2 February 2022 at 16:00:00

S1P controls endothelial sphingolipid homeostasis via ORMDL

Sphingolipids (SL) are both membrane building blocks and potent signaling molecules regulating a variety of cellular functions in both physiological and pathological conditions. Under normal physiology, sphingolipid levels are tightly regulated, whereas disruption of sphingolipid homeostasis and signaling has been implicated in diabetes, cancer, cardiovascular and autoimmune diseases. Yet, mechanisms governing cellular sensing of SL, and according regulation of their biosynthesis remain largely unknown.
In yeast, serine palmitoyltransferase (SPT), catalyzing the first and rate limiting step of sphingolipid de novo biosynthesis, is negatively regulated by Orosomucoid 1 and 2 (Orm) proteins. Lowering sphingolipid levels triggers Orms phosphorylation, resulting in the removal of the inhibitory brake on SPT to enhance sphingolipid de novo biosynthesis. However, mammalian orthologs ORMDLs lack the N-terminus hosting the phosphosites. Thus, which sphingolipid(s) are sensed by the cells, and mechanisms of homeostasis remain largely unknown. This study is aimed at filling this knowledge gap.
Here, we identify sphingosine-1-phosphate (S1P) as the key sphingolipid sensed by endothelial cells via S1PRs. The increase of S1P-S1PR signaling stabilizes ORMDLs, which downregulates SPT activity to maintain SL homeostasis. These findings reveal the S1PR/ORMDLs axis as the sensor-effector unit regulating SPT activity accordingly. Mechanistically, the hydroxylation of ORMDLs at Pro137 allows a constitutive degradation of ORMDLs via ubiquitin-proteasome pathway, therefore preserving SPT activity at steady state. The disruption of the S1PR/ORMDL axis results in ceramide accrual, mitochondrial dysfunction, and impaired signal transduction, all leading to endothelial dysfunction, which is an early event in the onset of cardio- and cerebrovascular diseases.

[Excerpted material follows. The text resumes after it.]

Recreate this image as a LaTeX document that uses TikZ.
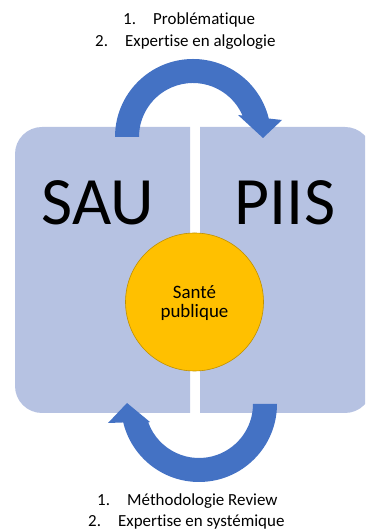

The disruption of S1P-ORMDL-SPT signaling may be implicated in the pathogenesis of conditions such as diabetes, cancer, cardiometabolic disorders, and neurodegeneration, all characterized by deranged sphingolipid metabolism. Our discovery may provide the molecular basis for a therapeutic intervention to restore sphingolipid homeostasis.